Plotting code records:
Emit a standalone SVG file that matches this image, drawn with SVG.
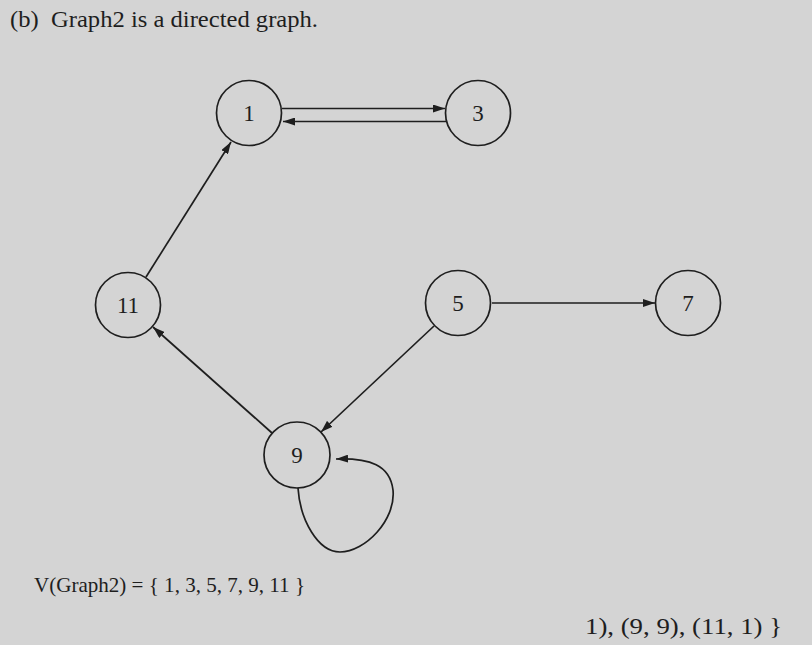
<svg xmlns="http://www.w3.org/2000/svg" width="812" height="645" viewBox="0 0 812 645">
<style>
.t{font-family:"Liberation Serif","Times New Roman",serif;fill:#1e1e1e}
.n circle{fill:none;stroke:#1e1e1e;stroke-width:1.7}
.n text{font-family:"Liberation Serif","Times New Roman",serif;font-size:23px;fill:#1e1e1e;text-anchor:middle}
.e{fill:none;stroke:#1e1e1e;stroke-width:1.7;marker-end:url(#ah)}
</style>
<defs>
<marker id="ah" viewBox="0 0 12 8" refX="12" refY="4" markerWidth="12" markerHeight="8" markerUnits="userSpaceOnUse" orient="auto">
<path d="M0,0 L12,4 L0,8 Z" fill="#1e1e1e"/>
</marker>
</defs>
<rect width="812" height="645" fill="#d4d4d4"/>
<text class="t" x="10" y="27" font-size="23.5" textLength="308" lengthAdjust="spacingAndGlyphs" xml:space="preserve">(b)  Graph2 is a directed graph.</text>
<g id="connectors">
<line class="e" x1="282" y1="108.5" x2="445" y2="108.5"/>
<line class="e" x1="446" y1="121.5" x2="283" y2="121.5"/>
<line class="e" x1="492" y1="303" x2="655" y2="303"/>
<line class="e" x1="146" y1="277" x2="231" y2="142"/>
<line class="e" x1="272" y1="433" x2="153" y2="327"/>
<line class="e" x1="434" y1="326" x2="321" y2="432"/>
<path class="e" d="M298,488 C300,520 318,552 340,552 C365,552 396,520 393,490 C390,465 370,458 336,459"/>
</g>
<g id="node1" class="n"><circle cx="249" cy="113" r="32.5"/><text x="249" y="121">1</text></g>
<g id="node3" class="n"><circle cx="478" cy="113" r="32.5"/><text x="478" y="121">3</text></g>
<g id="node11" class="n"><circle cx="128" cy="305" r="32.5"/><text x="128" y="313">11</text></g>
<g id="node5" class="n"><circle cx="458" cy="303" r="32.5"/><text x="458" y="311">5</text></g>
<g id="node7" class="n"><circle cx="688" cy="303" r="32.5"/><text x="688" y="311">7</text></g>
<g id="node9" class="n"><circle cx="297" cy="455" r="33"/><text x="297" y="463">9</text></g>
<text class="t" x="34" y="592" font-size="22" textLength="271" lengthAdjust="spacingAndGlyphs">V(Graph2) = { 1, 3, 5, 7, 9, 11 }</text>
<text class="t" x="585" y="634" font-size="23" textLength="197" lengthAdjust="spacingAndGlyphs">1), (9, 9), (11, 1) }</text>
</svg>
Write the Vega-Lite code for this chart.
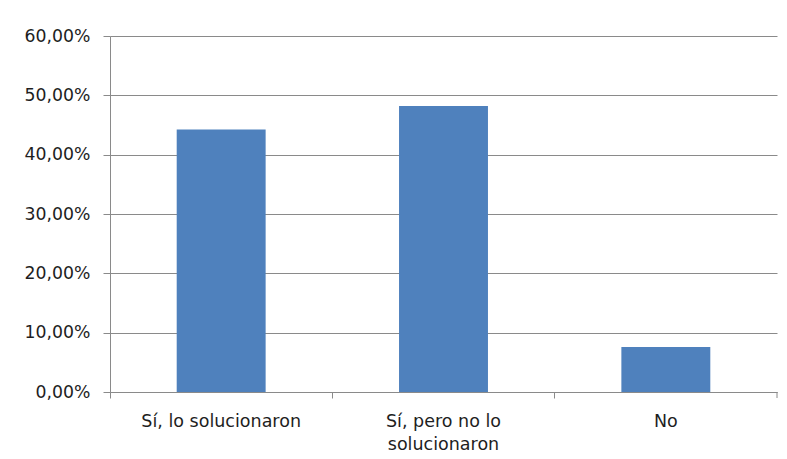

The request:
Do not copy the pictures, but repeat every line exactly.

Solution to this task:
Emit a standalone SVG file that matches this image, drawn with SVG.
<svg xmlns="http://www.w3.org/2000/svg" width="812" height="645" viewBox="0 0 812 645">
<style>
.t{font-family:"Liberation Serif","Times New Roman",serif;fill:#1e1e1e}
.n circle{fill:none;stroke:#1e1e1e;stroke-width:1.7}
.n text{font-family:"Liberation Serif","Times New Roman",serif;font-size:23px;fill:#1e1e1e;text-anchor:middle}
.e{fill:none;stroke:#1e1e1e;stroke-width:1.7;marker-end:url(#ah)}
</style>
<defs>
<marker id="ah" viewBox="0 0 12 8" refX="12" refY="4" markerWidth="12" markerHeight="8" markerUnits="userSpaceOnUse" orient="auto">
<path d="M0,0 L12,4 L0,8 Z" fill="#1e1e1e"/>
</marker>
</defs>
<rect width="812" height="645" fill="#d4d4d4"/>
<text class="t" x="10" y="27" font-size="23.5" textLength="308" lengthAdjust="spacingAndGlyphs" xml:space="preserve">(b)  Graph2 is a directed graph.</text>
<g id="connectors">
<line class="e" x1="282" y1="108.5" x2="445" y2="108.5"/>
<line class="e" x1="446" y1="121.5" x2="283" y2="121.5"/>
<line class="e" x1="492" y1="303" x2="655" y2="303"/>
<line class="e" x1="146" y1="277" x2="231" y2="142"/>
<line class="e" x1="272" y1="433" x2="153" y2="327"/>
<line class="e" x1="434" y1="326" x2="321" y2="432"/>
<path class="e" d="M298,488 C300,520 318,552 340,552 C365,552 396,520 393,490 C390,465 370,458 336,459"/>
</g>
<g id="node1" class="n"><circle cx="249" cy="113" r="32.5"/><text x="249" y="121">1</text></g>
<g id="node3" class="n"><circle cx="478" cy="113" r="32.5"/><text x="478" y="121">3</text></g>
<g id="node11" class="n"><circle cx="128" cy="305" r="32.5"/><text x="128" y="313">11</text></g>
<g id="node5" class="n"><circle cx="458" cy="303" r="32.5"/><text x="458" y="311">5</text></g>
<g id="node7" class="n"><circle cx="688" cy="303" r="32.5"/><text x="688" y="311">7</text></g>
<g id="node9" class="n"><circle cx="297" cy="455" r="33"/><text x="297" y="463">9</text></g>
<text class="t" x="34" y="592" font-size="22" textLength="271" lengthAdjust="spacingAndGlyphs">V(Graph2) = { 1, 3, 5, 7, 9, 11 }</text>
<text class="t" x="585" y="634" font-size="23" textLength="197" lengthAdjust="spacingAndGlyphs">1), (9, 9), (11, 1) }</text>
</svg>
Write the Vega-Lite code for this chart.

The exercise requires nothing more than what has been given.